[Your objective] Your task is to repeat all of the data exactly while excluding the pictures.
··········
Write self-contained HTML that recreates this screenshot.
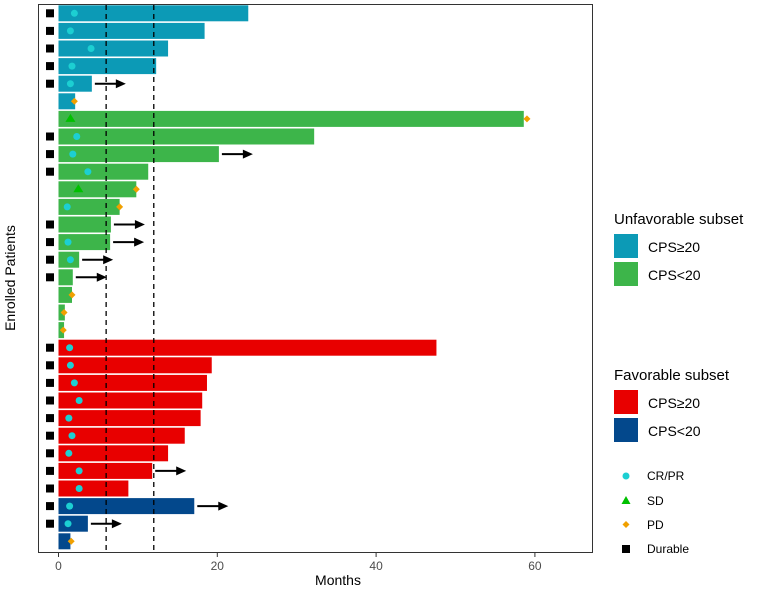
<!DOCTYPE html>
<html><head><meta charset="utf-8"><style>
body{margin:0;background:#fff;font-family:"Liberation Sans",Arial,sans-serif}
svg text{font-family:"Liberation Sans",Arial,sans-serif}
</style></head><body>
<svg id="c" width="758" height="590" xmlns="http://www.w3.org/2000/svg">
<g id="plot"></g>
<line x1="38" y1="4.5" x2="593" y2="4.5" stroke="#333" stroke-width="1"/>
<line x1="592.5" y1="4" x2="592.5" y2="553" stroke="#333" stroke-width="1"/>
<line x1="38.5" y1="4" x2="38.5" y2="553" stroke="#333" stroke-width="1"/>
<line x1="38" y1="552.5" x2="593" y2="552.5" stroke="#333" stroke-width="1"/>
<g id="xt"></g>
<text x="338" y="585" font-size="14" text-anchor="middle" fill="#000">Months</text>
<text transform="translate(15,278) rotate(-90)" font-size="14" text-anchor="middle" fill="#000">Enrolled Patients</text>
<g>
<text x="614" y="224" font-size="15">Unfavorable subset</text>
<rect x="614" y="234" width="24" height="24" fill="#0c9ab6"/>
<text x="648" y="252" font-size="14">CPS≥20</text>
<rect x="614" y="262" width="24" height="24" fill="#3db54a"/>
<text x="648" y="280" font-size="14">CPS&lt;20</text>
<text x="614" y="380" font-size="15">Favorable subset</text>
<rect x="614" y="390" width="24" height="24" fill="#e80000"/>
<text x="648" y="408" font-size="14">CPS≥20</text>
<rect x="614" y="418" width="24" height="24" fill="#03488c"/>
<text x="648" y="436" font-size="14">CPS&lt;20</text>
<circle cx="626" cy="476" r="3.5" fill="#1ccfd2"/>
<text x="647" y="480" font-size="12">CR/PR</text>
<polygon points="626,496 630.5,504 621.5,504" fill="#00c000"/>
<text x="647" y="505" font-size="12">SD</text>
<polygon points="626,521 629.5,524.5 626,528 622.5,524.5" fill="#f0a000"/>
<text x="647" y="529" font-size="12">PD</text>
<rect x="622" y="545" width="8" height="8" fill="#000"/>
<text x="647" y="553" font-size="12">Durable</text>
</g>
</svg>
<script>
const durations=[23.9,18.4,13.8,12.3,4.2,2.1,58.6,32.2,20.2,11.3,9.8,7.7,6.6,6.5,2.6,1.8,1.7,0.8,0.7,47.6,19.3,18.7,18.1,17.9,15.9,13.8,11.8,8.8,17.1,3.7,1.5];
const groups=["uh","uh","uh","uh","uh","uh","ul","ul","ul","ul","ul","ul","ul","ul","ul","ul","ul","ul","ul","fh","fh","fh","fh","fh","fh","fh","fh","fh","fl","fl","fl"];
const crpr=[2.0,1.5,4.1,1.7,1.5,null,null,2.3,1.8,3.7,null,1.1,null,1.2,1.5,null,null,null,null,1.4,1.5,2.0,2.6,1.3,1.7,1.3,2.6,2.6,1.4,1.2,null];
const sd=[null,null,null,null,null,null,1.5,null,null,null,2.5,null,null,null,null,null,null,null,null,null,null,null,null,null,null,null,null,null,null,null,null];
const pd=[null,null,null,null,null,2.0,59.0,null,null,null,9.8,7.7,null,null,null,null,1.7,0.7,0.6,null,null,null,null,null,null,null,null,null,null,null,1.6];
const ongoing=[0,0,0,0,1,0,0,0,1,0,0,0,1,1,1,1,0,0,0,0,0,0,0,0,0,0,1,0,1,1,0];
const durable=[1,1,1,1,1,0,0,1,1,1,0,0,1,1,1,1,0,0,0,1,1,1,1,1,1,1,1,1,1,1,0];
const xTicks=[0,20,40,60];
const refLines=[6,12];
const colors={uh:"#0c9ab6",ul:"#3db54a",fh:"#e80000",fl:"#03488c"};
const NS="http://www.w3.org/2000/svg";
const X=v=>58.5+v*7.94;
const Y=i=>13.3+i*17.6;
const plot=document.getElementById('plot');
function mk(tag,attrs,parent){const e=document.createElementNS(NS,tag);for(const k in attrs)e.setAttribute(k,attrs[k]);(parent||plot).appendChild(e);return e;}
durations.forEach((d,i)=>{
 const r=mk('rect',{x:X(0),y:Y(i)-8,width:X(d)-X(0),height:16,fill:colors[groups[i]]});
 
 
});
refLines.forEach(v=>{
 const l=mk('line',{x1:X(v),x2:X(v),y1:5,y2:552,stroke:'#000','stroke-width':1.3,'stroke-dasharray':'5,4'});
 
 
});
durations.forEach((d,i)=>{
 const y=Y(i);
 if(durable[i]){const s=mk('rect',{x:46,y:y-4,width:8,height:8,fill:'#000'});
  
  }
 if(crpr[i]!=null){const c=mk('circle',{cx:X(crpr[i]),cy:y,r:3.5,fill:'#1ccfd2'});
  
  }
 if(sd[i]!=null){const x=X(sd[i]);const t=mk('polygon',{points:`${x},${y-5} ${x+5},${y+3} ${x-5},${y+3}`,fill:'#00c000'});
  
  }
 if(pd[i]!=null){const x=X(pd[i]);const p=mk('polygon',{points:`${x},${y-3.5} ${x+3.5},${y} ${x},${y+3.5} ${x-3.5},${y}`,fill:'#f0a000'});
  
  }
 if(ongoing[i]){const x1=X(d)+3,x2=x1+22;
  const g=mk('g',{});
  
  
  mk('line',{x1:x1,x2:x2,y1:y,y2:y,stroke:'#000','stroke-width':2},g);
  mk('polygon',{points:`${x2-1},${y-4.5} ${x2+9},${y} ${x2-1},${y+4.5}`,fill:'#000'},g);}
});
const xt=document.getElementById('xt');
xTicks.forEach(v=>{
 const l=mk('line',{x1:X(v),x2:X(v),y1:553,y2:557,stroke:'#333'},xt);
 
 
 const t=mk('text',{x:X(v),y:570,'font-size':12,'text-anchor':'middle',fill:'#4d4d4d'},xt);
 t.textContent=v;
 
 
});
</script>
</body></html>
··········
[Exercise answer]
Write self-contained HTML that recreates this screenshot.
<!DOCTYPE html>
<html><head><meta charset="utf-8"><style>
body{margin:0;background:#fff;font-family:"Liberation Sans",Arial,sans-serif}
svg text{font-family:"Liberation Sans",Arial,sans-serif}
</style></head><body>
<svg id="c" width="758" height="590" xmlns="http://www.w3.org/2000/svg">
<g id="plot"></g>
<line x1="38" y1="4.5" x2="593" y2="4.5" stroke="#333" stroke-width="1"/>
<line x1="592.5" y1="4" x2="592.5" y2="553" stroke="#333" stroke-width="1"/>
<line x1="38.5" y1="4" x2="38.5" y2="553" stroke="#333" stroke-width="1"/>
<line x1="38" y1="552.5" x2="593" y2="552.5" stroke="#333" stroke-width="1"/>
<g id="xt"></g>
<text x="338" y="585" font-size="14" text-anchor="middle" fill="#000">Months</text>
<text transform="translate(15,278) rotate(-90)" font-size="14" text-anchor="middle" fill="#000">Enrolled Patients</text>
<g>
<text x="614" y="224" font-size="15">Unfavorable subset</text>
<rect x="614" y="234" width="24" height="24" fill="#0c9ab6"/>
<text x="648" y="252" font-size="14">CPS≥20</text>
<rect x="614" y="262" width="24" height="24" fill="#3db54a"/>
<text x="648" y="280" font-size="14">CPS&lt;20</text>
<text x="614" y="380" font-size="15">Favorable subset</text>
<rect x="614" y="390" width="24" height="24" fill="#e80000"/>
<text x="648" y="408" font-size="14">CPS≥20</text>
<rect x="614" y="418" width="24" height="24" fill="#03488c"/>
<text x="648" y="436" font-size="14">CPS&lt;20</text>
<circle cx="626" cy="476" r="3.5" fill="#1ccfd2"/>
<text x="647" y="480" font-size="12">CR/PR</text>
<polygon points="626,496 630.5,504 621.5,504" fill="#00c000"/>
<text x="647" y="505" font-size="12">SD</text>
<polygon points="626,521 629.5,524.5 626,528 622.5,524.5" fill="#f0a000"/>
<text x="647" y="529" font-size="12">PD</text>
<rect x="622" y="545" width="8" height="8" fill="#000"/>
<text x="647" y="553" font-size="12">Durable</text>
</g>
</svg>
<script>
const durations=[23.9,18.4,13.8,12.3,4.2,2.1,58.6,32.2,20.2,11.3,9.8,7.7,6.6,6.5,2.6,1.8,1.7,0.8,0.7,47.6,19.3,18.7,18.1,17.9,15.9,13.8,11.8,8.8,17.1,3.7,1.5];
const groups=["uh","uh","uh","uh","uh","uh","ul","ul","ul","ul","ul","ul","ul","ul","ul","ul","ul","ul","ul","fh","fh","fh","fh","fh","fh","fh","fh","fh","fl","fl","fl"];
const crpr=[2.0,1.5,4.1,1.7,1.5,null,null,2.3,1.8,3.7,null,1.1,null,1.2,1.5,null,null,null,null,1.4,1.5,2.0,2.6,1.3,1.7,1.3,2.6,2.6,1.4,1.2,null];
const sd=[null,null,null,null,null,null,1.5,null,null,null,2.5,null,null,null,null,null,null,null,null,null,null,null,null,null,null,null,null,null,null,null,null];
const pd=[null,null,null,null,null,2.0,59.0,null,null,null,9.8,7.7,null,null,null,null,1.7,0.7,0.6,null,null,null,null,null,null,null,null,null,null,null,1.6];
const ongoing=[0,0,0,0,1,0,0,0,1,0,0,0,1,1,1,1,0,0,0,0,0,0,0,0,0,0,1,0,1,1,0];
const durable=[1,1,1,1,1,0,0,1,1,1,0,0,1,1,1,1,0,0,0,1,1,1,1,1,1,1,1,1,1,1,0];
const xTicks=[0,20,40,60];
const refLines=[6,12];
const colors={uh:"#0c9ab6",ul:"#3db54a",fh:"#e80000",fl:"#03488c"};
const NS="http://www.w3.org/2000/svg";
const X=v=>58.5+v*7.94;
const Y=i=>13.3+i*17.6;
const plot=document.getElementById('plot');
function mk(tag,attrs,parent){const e=document.createElementNS(NS,tag);for(const k in attrs)e.setAttribute(k,attrs[k]);(parent||plot).appendChild(e);return e;}
durations.forEach((d,i)=>{
 const r=mk('rect',{x:X(0),y:Y(i)-8,width:X(d)-X(0),height:16,fill:colors[groups[i]]});
 
 
});
refLines.forEach(v=>{
 const l=mk('line',{x1:X(v),x2:X(v),y1:5,y2:552,stroke:'#000','stroke-width':1.3,'stroke-dasharray':'5,4'});
 
 
});
durations.forEach((d,i)=>{
 const y=Y(i);
 if(durable[i]){const s=mk('rect',{x:46,y:y-4,width:8,height:8,fill:'#000'});
  
  }
 if(crpr[i]!=null){const c=mk('circle',{cx:X(crpr[i]),cy:y,r:3.5,fill:'#1ccfd2'});
  
  }
 if(sd[i]!=null){const x=X(sd[i]);const t=mk('polygon',{points:`${x},${y-5} ${x+5},${y+3} ${x-5},${y+3}`,fill:'#00c000'});
  
  }
 if(pd[i]!=null){const x=X(pd[i]);const p=mk('polygon',{points:`${x},${y-3.5} ${x+3.5},${y} ${x},${y+3.5} ${x-3.5},${y}`,fill:'#f0a000'});
  
  }
 if(ongoing[i]){const x1=X(d)+3,x2=x1+22;
  const g=mk('g',{});
  
  
  mk('line',{x1:x1,x2:x2,y1:y,y2:y,stroke:'#000','stroke-width':2},g);
  mk('polygon',{points:`${x2-1},${y-4.5} ${x2+9},${y} ${x2-1},${y+4.5}`,fill:'#000'},g);}
});
const xt=document.getElementById('xt');
xTicks.forEach(v=>{
 const l=mk('line',{x1:X(v),x2:X(v),y1:553,y2:557,stroke:'#333'},xt);
 
 
 const t=mk('text',{x:X(v),y:570,'font-size':12,'text-anchor':'middle',fill:'#4d4d4d'},xt);
 t.textContent=v;
 
 
});
</script>
</body></html>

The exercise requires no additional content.